I don’t know why I read the Atlantic, since it just pisses me off, but I guess it’s a great resource for knowing what genteel liberals are thinking. Here is something that is on the surface a little different- a woman extolling the Christian virtue of respecting your husband– and yet the whole thing shocks me.
My first reaction was wow, what a flaming, raving bitch. And this is a woman who claims to be a practicing Christian. She was just mean and cruel to her husband, out of an apparently bottomless well of self-righteousness, filled by not only the second-wave feminism she mentions but the liberal Christianity she professes. At least she openly admits feminism sees men as not just corrupt, but useless idiots on a day-to-day basis. Why did she marry him?

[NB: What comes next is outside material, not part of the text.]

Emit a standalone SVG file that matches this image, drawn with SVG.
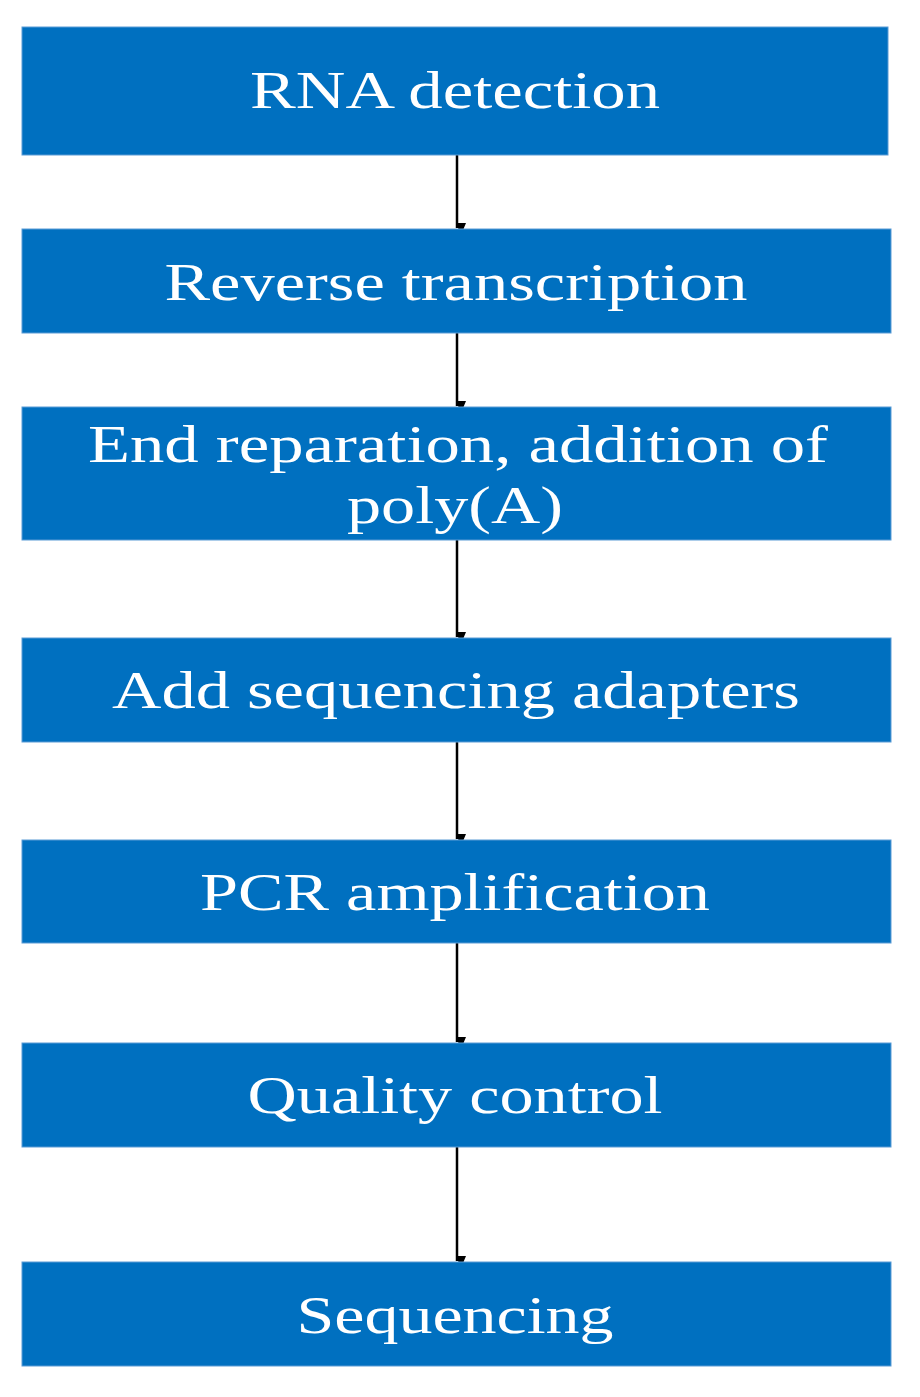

Why did she get married at all?
What’s worse is her change, which she would describe as a change of heart, but isn’t really any such thing. She decides to stop being a bitch to her husband not because it’s wrong, not because it’s abuse of a creature created in the image of God, but because she realizes it makes her life easier. She does it because it rewards her, such as in the insufferably saccharine episode where he subjects her class to a speech about how great she is. (Why did either of them think this was appropriate? If I’m in a class, of whatever kind I am not interested in the instructor taking time to have a family event.)

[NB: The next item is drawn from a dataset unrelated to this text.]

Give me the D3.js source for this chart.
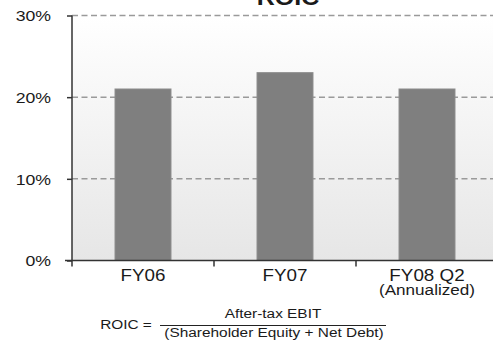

On a deep level this is like what you get with the bank robber. Christianity is supposed to be about loving God and other people, which means obeying God because that is part of loving an authority figure, and loving other people because they are created in the image of God. It is not a self-improvement system. It is not supposed to make you a better manager, more effective leader, or happier, although it may do those things. This lady is at root still mainly concerned with her happiness, and she shows no repentance for the way she treated her husband. Her sin wasn’t so much being a nagging, cruel bitch as it was self-centered and self-loving, and in that aspect she hasn’t changed at all.